Kalha along with former ambassador Ronen Sen and Srikanth Kondapalli, professor in Chinese studies, School of International Studies, Jawaharlal Nehru University were discussing the issue at a session – Negotiating the China-India Boundary: Why no Settlement so Far? organised by Ananta Aspen Centre.
A former secretary in the Ministry of External Affairs Ministry, Kalha had led India’s negotiating team in the Boundary Sub-Group from 1985 to 1988.
Kalha’s book ‘India-China Boundary Issues: Quest for Settlement’ published in 2014 includes researches from the declassified Chinese, Russian and US records on the matter.
“I have basically discussed in this book the reasons on why we don’t have a settlement both from the Indian side and the Chinese side. I have also given them a little bit of the background on the negotiations which took place from the last 50 to 60 years,” Kalha said.
According to the former diplomat until and unless there is an understanding between China and India on the larger strategic issues it will become rather difficult to have a settlement.
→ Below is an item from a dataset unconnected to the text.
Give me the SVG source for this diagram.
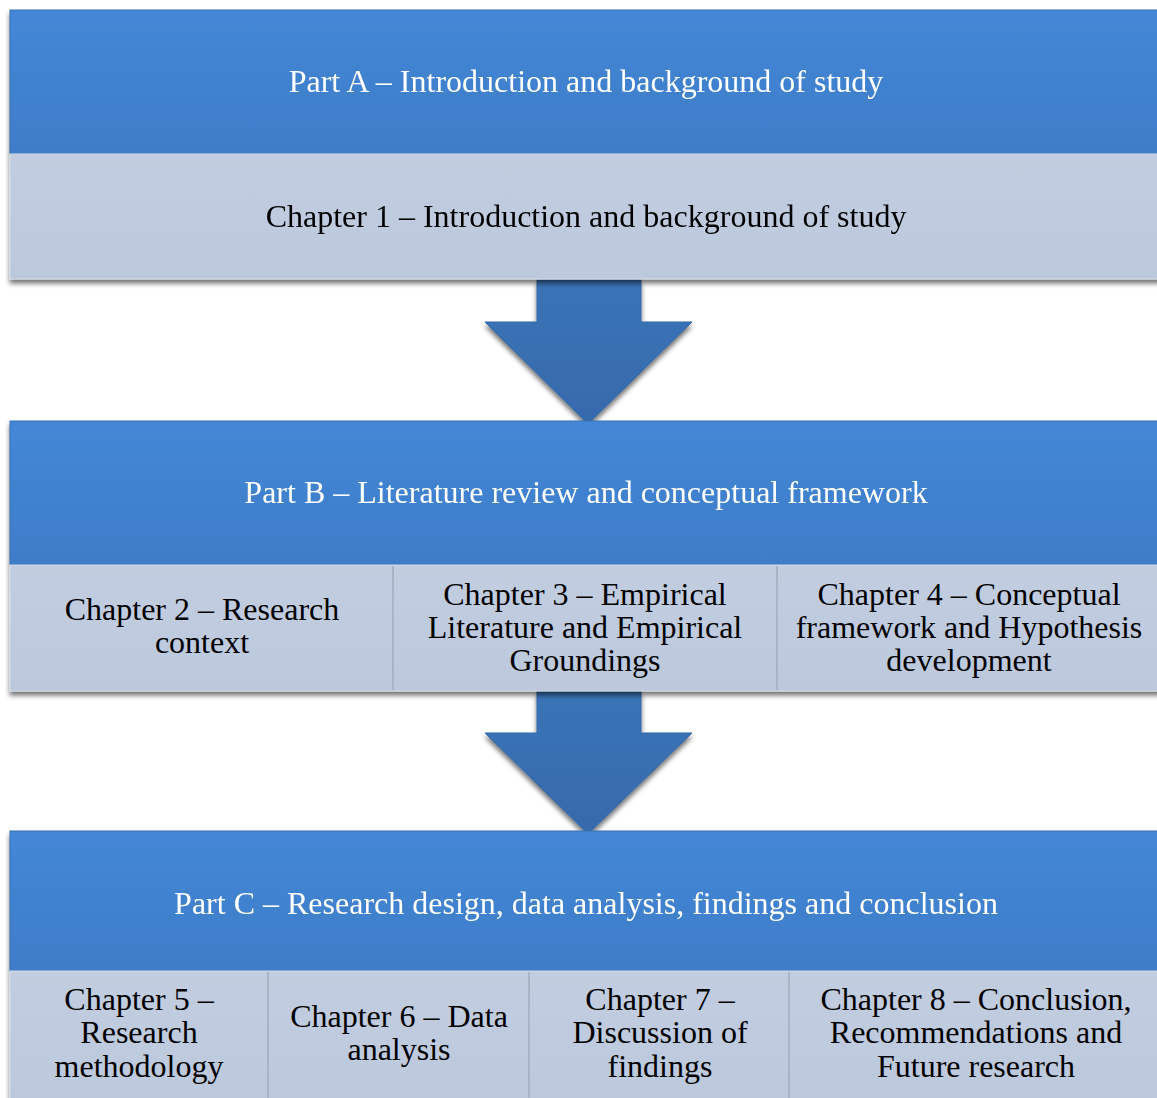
<svg xmlns="http://www.w3.org/2000/svg" width="1157" height="1098" viewBox="0 0 1157 1098">
  <defs>
    <linearGradient id="partFill" x1="0" y1="0" x2="0" y2="1">
      <stop offset="0" stop-color="#4487D6"/>
      <stop offset="1" stop-color="#3E7DC8"/>
    </linearGradient>
    <linearGradient id="chapFill" x1="0" y1="0" x2="0" y2="1">
      <stop offset="0" stop-color="#C2CDE0"/>
      <stop offset="1" stop-color="#BCC8DC"/>
    </linearGradient>
    <linearGradient id="arrowFill" x1="0" y1="0" x2="0" y2="1">
      <stop offset="0" stop-color="#3A74B8"/>
      <stop offset="1" stop-color="#366AAC"/>
    </linearGradient>
    <filter id="shadow" x="-5%" y="-10%" width="110%" height="130%">
      <feGaussianBlur in="SourceAlpha" stdDeviation="2.5"/>
      <feOffset dx="0" dy="4" result="b"/>
      <feComponentTransfer><feFuncA type="linear" slope="0.55"/></feComponentTransfer>
      <feMerge><feMergeNode/><feMergeNode in="SourceGraphic"/></feMerge>
    </filter>
  </defs>
  <style>
    .part { fill: url(#partFill); stroke: #3A70B0; stroke-width: 1; }
    .chap { fill: url(#chapFill); stroke: #D4DCEA; stroke-width: 1; }
    .div { stroke: #A9B4C6; stroke-width: 2; }
    .arrow { fill: url(#arrowFill); stroke: #3468A8; stroke-width: 1; }
    .pt { font-family: "Liberation Serif", "Times New Roman", serif; font-size: 32px; fill: #FFFFFF; text-anchor: middle; }
    .ct { font-family: "Liberation Serif", "Times New Roman", serif; font-size: 32px; fill: #000000; text-anchor: middle; }
  </style>

  <rect width="1157" height="1098" fill="#FFFFFF"/>

  <!-- Connectors: block arrows between parts -->
  <g id="connectors">
    <path class="arrow" filter="url(#shadow)" d="M537,280 L641,280 L641,322 L692,322 L588,424 L485,322 L537,322 Z"/>
    <path class="arrow" filter="url(#shadow)" d="M537,691 L641,691 L641,733 L692,733 L588,834 L485,733 L537,733 Z"/>
  </g>

  <!-- Part A -->
  <g id="partA" filter="url(#shadow)">
    <rect class="part" x="10" y="10" width="1152" height="144"/>
    <rect class="chap" x="10" y="154" width="1152" height="125"/>
    <text class="pt" x="586" y="92">Part A – Introduction and background of study</text>
    <text class="ct" x="586" y="227">Chapter 1 – Introduction and background of study</text>
  </g>

  <!-- Part B -->
  <g id="partB" filter="url(#shadow)">
    <rect class="part" x="10" y="421" width="1152" height="144"/>
    <rect class="chap" x="10" y="565" width="1152" height="126"/>
    <line class="div" x1="393" y1="566" x2="393" y2="690"/>
    <line class="div" x1="777" y1="566" x2="777" y2="690"/>
    <text class="pt" x="586" y="503">Part B – Literature review and conceptual framework</text>
  </g>
  <g id="ch2">
    <text class="ct" x="202" y="620">Chapter 2 – Research</text>
    <text class="ct" x="202" y="653">context</text>
  </g>
  <g id="ch3">
    <text class="ct" x="585" y="605">Chapter 3 – Empirical</text>
    <text class="ct" x="585" y="638">Literature and Empirical</text>
    <text class="ct" x="585" y="671">Groundings</text>
  </g>
  <g id="ch4">
    <text class="ct" x="969" y="605">Chapter 4 – Conceptual</text>
    <text class="ct" x="969" y="638">framework and Hypothesis</text>
    <text class="ct" x="969" y="671">development</text>
  </g>

  <!-- Part C -->
  <g id="partC" filter="url(#shadow)">
    <rect class="part" x="10" y="831" width="1152" height="140"/>
    <rect class="chap" x="10" y="971" width="1152" height="130"/>
    <line class="div" x1="268" y1="972" x2="268" y2="1098"/>
    <line class="div" x1="529" y1="972" x2="529" y2="1098"/>
    <line class="div" x1="789" y1="972" x2="789" y2="1098"/>
    <text class="pt" x="586" y="914">Part C – Research design, data analysis, findings and conclusion</text>
  </g>
  <g id="ch5">
    <text class="ct" x="139" y="1010">Chapter 5 –</text>
    <text class="ct" x="139" y="1043">Research</text>
    <text class="ct" x="139" y="1077">methodology</text>
  </g>
  <g id="ch6">
    <text class="ct" x="399" y="1027">Chapter 6 – Data</text>
    <text class="ct" x="399" y="1060">analysis</text>
  </g>
  <g id="ch7">
    <text class="ct" x="660" y="1010">Chapter 7 –</text>
    <text class="ct" x="660" y="1043">Discussion of</text>
    <text class="ct" x="660" y="1077">findings</text>
  </g>
  <g id="ch8">
    <text class="ct" x="976" y="1010">Chapter 8 – Conclusion,</text>
    <text class="ct" x="976" y="1043">Recommendations and</text>
    <text class="ct" x="976" y="1077">Future research</text>
  </g>
</svg>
“A boundary settlement is not a simple drawing of lines on a map or on the ground, it’s a political act and since it is a political act the two countries in turn have to be sure that what they are getting is better than what you have at the present moment,” Kalha said while discussing the issue.
Citing an example, he goes on to state that India is in possession of Arunachal Pradesh and China is in occupation of Aksai Chin and if a settlement has to be achieved, it means give and take of territories which would be the natural consequence of a compromise.
“The question arises here that new situation that comes about if such a deal is struck between the two nations will it be better than the present situation or not? So that’s a political determination which one has to make. And as far as I can see right now that situation does not prevail,” Kalha said.
Recounting the visit of former Prime Minister Rajiv Gandhi in 1988, former ambassador Ronen Sen says that the reasons for the unsettled dispute may have changed over the years as compared to the present situation but the goals remain the same.
“This issue is purely not just a technical issue. Secondly, its is not the only problem India had with China at that particular point in time and its linked to the overall relationship between the two countries and with the regional and global perceptions and goals of the two nations and these goals are not necessarily the same today as compared to that time,” Sen said.
Observing that relations between the present Narendra Modi led government and the Chinese government are on good terms, Kalha said “In most such cases emotion plays a very small part its hard facts and hard facts pertaining to strategic interests. And strategic interest of countries doesn’t change with change of governments they remain the same.
“Because after all the geography, economy and country is the same, governments may change but your strategic interests don’t change. So, you may have good relations which makes things easier to negotiate and talk but those hard facts cannot be ignored,” Kalha said.
India and China have so far held 18 rounds of talks at the level of special representatives on the boundary problem but many sticky issues still need to be sorted out.